Table 8 lists the Sn redox measured by Mössbauer spectroscopy corrected with the recoilless fractions at room temperature (300 K). The Mössbauer spectra of the glass samples at room temperature (300 K) is shown in Figure S1 (Supporting Information). Two absorption doublets were observed to be centered at isomer shifts of ~ 0 and 2.8 mm/s. The absorption at ~ 0 mm/s can be attributed to Sn⁴⁺ and that at ~ 2.8 mm/s to Sn²⁺, according to previous reports [34,35,36]. The spectra of SLS-M03 and SLS04, where 0.5mass% carbon was added, show obvious Sn²⁺ peaks. Because the peaks of the two sets of Sn²⁺ doublets were connected continuously, it was difficult to deconvolute uniquely. However, it was confirmed that the total Sn²⁺ ratio did not depend on the deconvolution method. The Mössbauer spectra of SLS-M03 at several temperatures is shown in Figure S2 (Supporting Information). The lower the measurement temperature, the larger is the Sn²⁺ peak. Figure S3 (Supporting Information) shows the relationship between the logarithm of the integrated absorption intensity of the Mössbauer spectra of Sn²⁺ and Sn⁴⁺ of SLS-M03 and the measurement temperatures. The calculated Debye temperatures were 185 and 266 K for Sn²⁺ and Sn⁴⁺, respectively. These results are in good agreement with those of previously researched soda lime silicate glass [16, 17]. The recoilless fractions for Sn²⁺ and Sn⁴⁺ of SLS-M03 at each temperature calculated from the Debye temperature are listed in Table S2 (Supporting Information).
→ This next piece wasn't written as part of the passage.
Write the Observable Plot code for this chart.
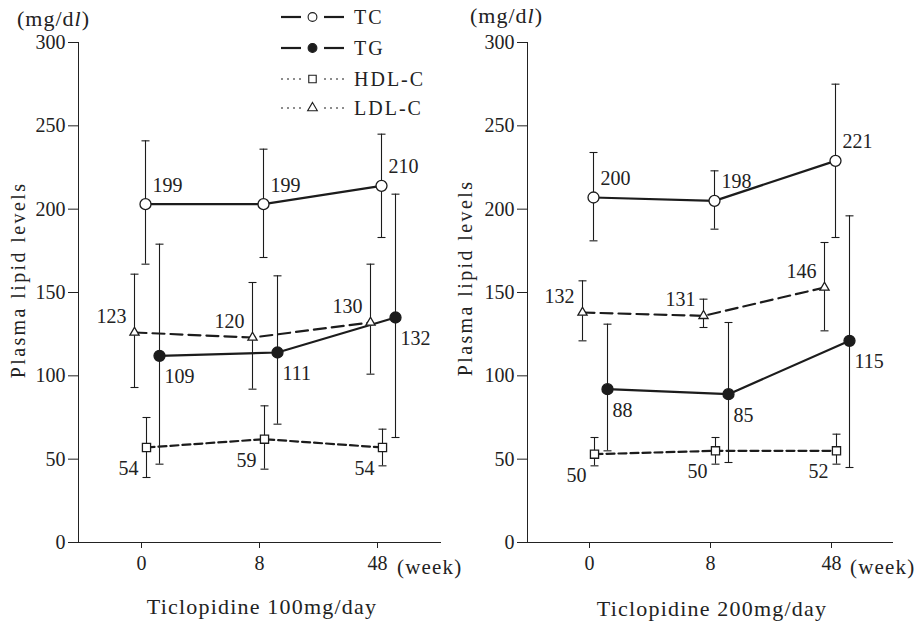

Table 8 Sn redox measured by Mössbauer spectroscopy corrected with the recoilless fraction at room temperature (300 K)

Comparison of the results of the proposed method with Mössbauer spectroscopy

Figure 2 shows a comparison of the Sn redox obtained through Mössbauer spectroscopy and the proposed method. The error bar of the x-axis is 2% for Mössbauer spectroscopy, and the error bar of the y-axis is 1 σ for the proposed method. The results were in good agreement, including the results of the samples containing iron oxide. This confirms that the proposed method determines the Sn redox accurately.

Fig. 2

Comparison of the Sn redox obtained by Mössbauer spectroscopy and the proposed method. The values measured by Mössbauer spectroscopy were corrected with the recoilless fractions at room temperature (300 K)

Conclusions

The present study investigates a novel wet chemical analysis method for determining the concentrations of trace total Sn and Sn⁴⁺ in oxide glass materials containing iron oxide. The method entails decomposing a glass sample, separating, and determining Sn⁴⁺ and total Sn concentrations. Sn²⁺ was calculated using total Sn and Sn⁴⁺. The ratio of Sn²⁺ to total Sn (the Sn redox) were calculated. Glass samples were decomposed in a decomposition vessel with a mixture of ascorbic acid, hydrochloric acid, and hydrofluoric acid under a nitrogen purge. Ascorbic acid performed as a reducing agent for Fe³⁺. Additionally, ascorbic acid inhibited the oxidation of Sn²⁺ by dissolved oxygen. Sn²⁺ was separated from the glass-decomposed solution into the organic phase as a diethyldithiocarbamate complex. ICP-AES was used to determine the concentrations of Sn⁴⁺ and total Sn. As sample materials, soda lime glasses were doped with tin oxide and iron oxide. The Sn redox were compared to those obtained using Mössbauer spectroscopy, and were found to be in excellent agreement. Thus, the proposed approach holds significant promise for routine analytical studies of glass materials without the drawbacks associated with the industry’s current standard methodologies.